Copy out the lines that include the word "matplotlib".

+++++

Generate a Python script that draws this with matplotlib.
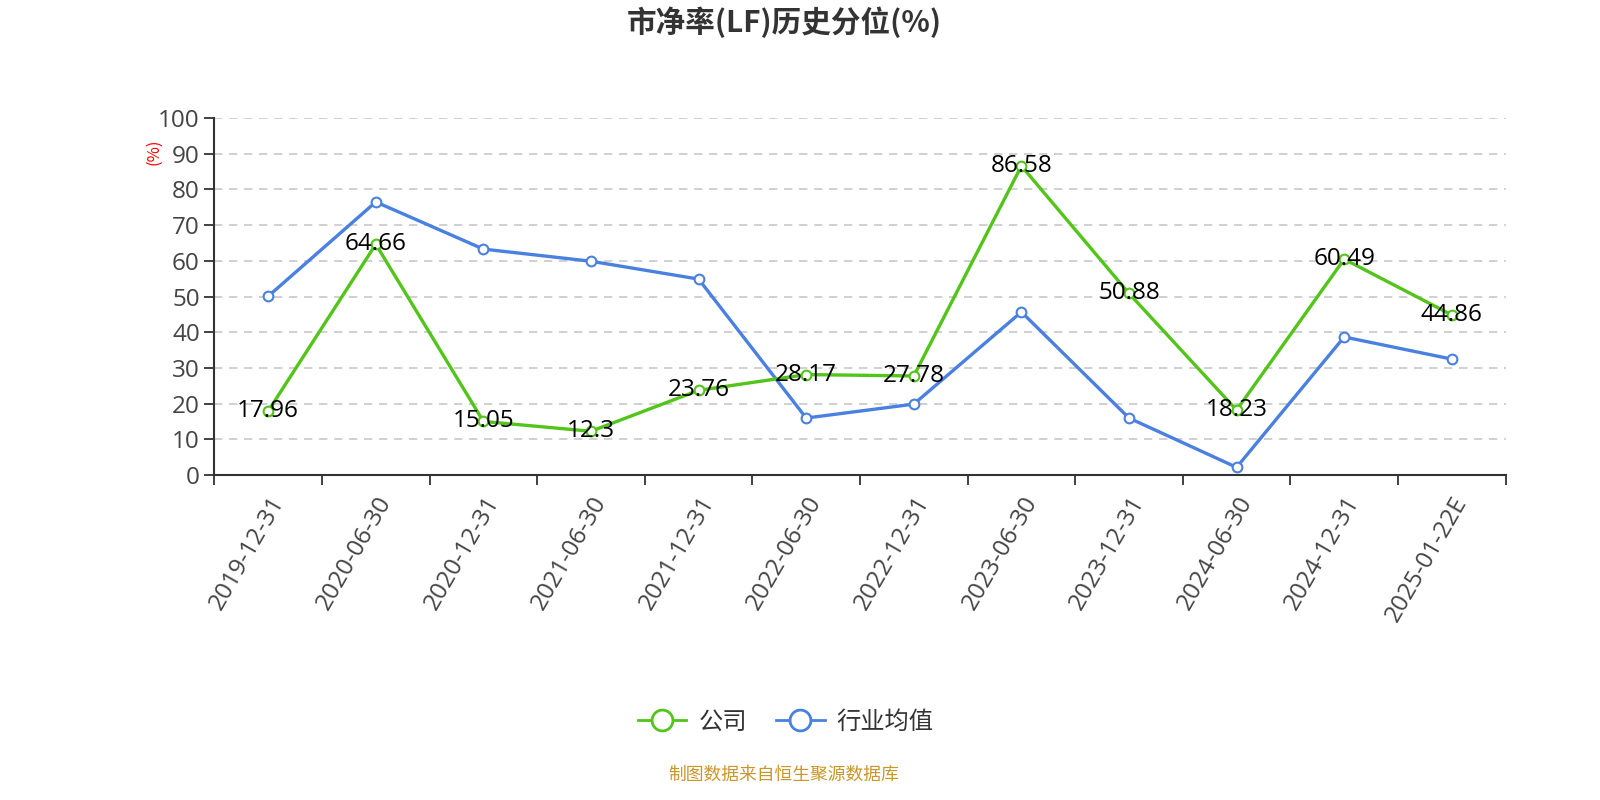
import matplotlib
matplotlib.use("Agg")
from matplotlib import pyplot as plt
from matplotlib.lines import Line2D

plt.rcParams['font.family'] = ['Noto Sans CJK SC', 'DejaVu Sans']
num_font = ['Open Sans', 'Noto Sans CJK SC']

dates = ['2019-12-31', '2020-06-30', '2020-12-31', '2021-06-30', '2021-12-31',
         '2022-06-30', '2022-12-31', '2023-06-30', '2023-12-31', '2024-06-30',
         '2024-12-31', '2025-01-22E']
company = [17.96, 64.66, 15.05, 12.3, 23.76, 28.17, 27.78, 86.58, 50.88, 18.23, 60.49, 44.86]
industry = [50.1, 76.5, 63.3, 59.9, 54.9, 16.0, 19.9, 45.7, 16.0, 2.2, 38.7, 32.5]
yticks = list(range(0, 101, 10))

green = '#52c41a'
blue = '#4a80e0'

fig = plt.figure(figsize=(16, 8), dpi=100)
ax = fig.add_axes([0.134, 0.406, 0.807, 0.4465])

x = list(range(len(dates)))
ax.plot(x, industry, color=blue, lw=2.4, marker='o', ms=7,
        mfc='white', mec=blue, mew=1.5, zorder=3)
ax.plot(x, company, color=green, lw=2.4, marker='o', ms=7,
        mfc='white', mec=green, mew=1.5, zorder=4)
for xi, v in zip(x, company):
    ax.text(xi, v, f'{v:g}', ha='center', va='center', fontsize=17.5,
            family=num_font, color='black', zorder=5)

ax.set_xlim(-0.5, len(dates) - 0.5)
ax.set_ylim(0, 100)
ax.set_yticks(yticks)
ax.set_xticks(x)
ax.set_xticklabels(dates, rotation=60, ha='right', rotation_mode='anchor')
ax.set_xticks([i - 0.5 for i in range(len(dates) + 1)], minor=True)
ax.tick_params(axis='x', which='major', length=0, pad=12, labelsize=17.5, labelcolor='#444444')
ax.tick_params(axis='x', which='minor', length=7, width=1.3, color='#333333')
ax.tick_params(axis='y', length=7, width=1.3, color='#333333', labelsize=17.5, labelcolor='#444444')
for lbl in ax.get_xticklabels() + ax.get_yticklabels():
    lbl.set_family(num_font)

for t in yticks[1:]:
    ax.axhline(t, color='#c8c8c8', lw=1.2, ls=(0, (5, 4)), zorder=1)

for s in ['top', 'right']:
    ax.spines[s].set_visible(False)
for s in ['left', 'bottom']:
    ax.spines[s].set_color('#333333')
    ax.spines[s].set_linewidth(1.5)

ax.text(-0.047, 0.905, '(%)', transform=ax.transAxes, rotation=90,
        ha='center', va='center', color='red', fontsize=12)

fig.text(0.49, 0.972, '市净率(LF)历史分位(%)', ha='center', va='center',
         fontsize=21.3, fontweight='bold', color='#333333')

handles = [
    Line2D([], [], color=green, lw=2, marker='o', ms=15, mfc='white', mec=green, mew=2),
    Line2D([], [], color=blue, lw=2, marker='o', ms=15, mfc='white', mec=blue, mew=2),
]
fig.legend(handles, ['公司', '行业均值'], loc='center', bbox_to_anchor=(0.491, 0.098),
           ncol=2, frameon=False, fontsize=17.5, handlelength=2.0, columnspacing=1.2,
           handletextpad=0.5, labelcolor='#333333')

fig.text(0.49, 0.032, '制图数据来自恒生聚源数据库', ha='center', va='center',
         fontsize=12.8, color='#c9962a')

fig.savefig('out.png', dpi=100)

+++++

• **Answer**:
Generate a Python script that draws this with matplotlib.
import matplotlib
matplotlib.use("Agg")
from matplotlib import pyplot as plt
from matplotlib.lines import Line2D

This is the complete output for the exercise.